[start of Data section]

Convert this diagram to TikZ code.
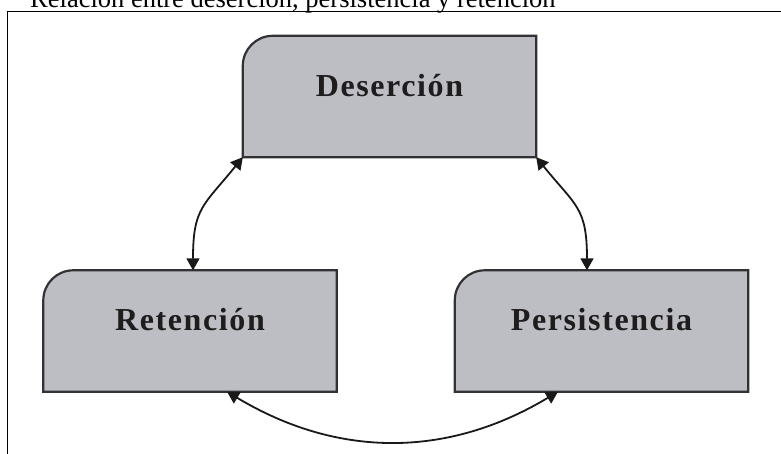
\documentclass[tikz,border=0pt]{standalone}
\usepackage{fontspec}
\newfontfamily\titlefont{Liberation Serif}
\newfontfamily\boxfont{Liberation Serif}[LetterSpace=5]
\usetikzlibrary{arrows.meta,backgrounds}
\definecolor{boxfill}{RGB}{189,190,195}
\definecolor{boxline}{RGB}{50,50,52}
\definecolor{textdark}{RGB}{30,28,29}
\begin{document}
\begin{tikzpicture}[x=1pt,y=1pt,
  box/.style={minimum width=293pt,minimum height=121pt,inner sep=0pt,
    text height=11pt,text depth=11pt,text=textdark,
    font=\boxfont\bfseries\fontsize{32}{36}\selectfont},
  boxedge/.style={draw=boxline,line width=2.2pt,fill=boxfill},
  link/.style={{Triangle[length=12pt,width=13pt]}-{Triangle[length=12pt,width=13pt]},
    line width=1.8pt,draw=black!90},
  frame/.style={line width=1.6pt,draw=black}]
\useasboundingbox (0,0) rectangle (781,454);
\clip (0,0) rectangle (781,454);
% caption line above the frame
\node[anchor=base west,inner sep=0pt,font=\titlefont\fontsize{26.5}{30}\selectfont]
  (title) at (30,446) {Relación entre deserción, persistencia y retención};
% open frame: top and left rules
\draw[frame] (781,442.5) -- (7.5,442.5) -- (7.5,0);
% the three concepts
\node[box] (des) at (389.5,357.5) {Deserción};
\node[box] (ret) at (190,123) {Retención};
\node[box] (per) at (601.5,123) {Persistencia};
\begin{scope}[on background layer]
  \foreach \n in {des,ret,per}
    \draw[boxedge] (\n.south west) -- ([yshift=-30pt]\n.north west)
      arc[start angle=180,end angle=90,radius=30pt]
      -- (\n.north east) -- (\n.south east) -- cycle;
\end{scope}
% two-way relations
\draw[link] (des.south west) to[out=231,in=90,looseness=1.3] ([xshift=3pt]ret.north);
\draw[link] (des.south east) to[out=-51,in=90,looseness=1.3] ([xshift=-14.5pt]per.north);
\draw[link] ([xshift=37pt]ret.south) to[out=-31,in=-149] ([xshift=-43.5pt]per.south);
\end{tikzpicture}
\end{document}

[end of Data section]

Task objective → Exclude every picture and copy the remaining data exactly.

Worked answer →
Convert this diagram to TikZ code.
\documentclass[tikz,border=0pt]{standalone}
\usepackage{fontspec}
\newfontfamily\titlefont{Liberation Serif}
\newfontfamily\boxfont{Liberation Serif}[LetterSpace=5]
\usetikzlibrary{arrows.meta,backgrounds}
\definecolor{boxfill}{RGB}{189,190,195}
\definecolor{boxline}{RGB}{50,50,52}
\definecolor{textdark}{RGB}{30,28,29}
\begin{document}
\begin{tikzpicture}[x=1pt,y=1pt,
  box/.style={minimum width=293pt,minimum height=121pt,inner sep=0pt,
    text height=11pt,text depth=11pt,text=textdark,
    font=\boxfont\bfseries\fontsize{32}{36}\selectfont},
  boxedge/.style={draw=boxline,line width=2.2pt,fill=boxfill},
  link/.style={{Triangle[length=12pt,width=13pt]}-{Triangle[length=12pt,width=13pt]},
    line width=1.8pt,draw=black!90},
  frame/.style={line width=1.6pt,draw=black}]
\useasboundingbox (0,0) rectangle (781,454);
\clip (0,0) rectangle (781,454);
% caption line above the frame
\node[anchor=base west,inner sep=0pt,font=\titlefont\fontsize{26.5}{30}\selectfont]
  (title) at (30,446) {Relación entre deserción, persistencia y retención};
% open frame: top and left rules
\draw[frame] (781,442.5) -- (7.5,442.5) -- (7.5,0);
% the three concepts
\node[box] (des) at (389.5,357.5) {Deserción};
\node[box] (ret) at (190,123) {Retención};
\node[box] (per) at (601.5,123) {Persistencia};
\begin{scope}[on background layer]
  \foreach \n in {des,ret,per}
    \draw[boxedge] (\n.south west) -- ([yshift=-30pt]\n.north west)
      arc[start angle=180,end angle=90,radius=30pt]
      -- (\n.north east) -- (\n.south east) -- cycle;
\end{scope}
% two-way relations
\draw[link] (des.south west) to[out=231,in=90,looseness=1.3] ([xshift=3pt]ret.north);
\draw[link] (des.south east) to[out=-51,in=90,looseness=1.3] ([xshift=-14.5pt]per.north);
\draw[link] ([xshift=37pt]ret.south) to[out=-31,in=-149] ([xshift=-43.5pt]per.south);
\end{tikzpicture}
\end{document}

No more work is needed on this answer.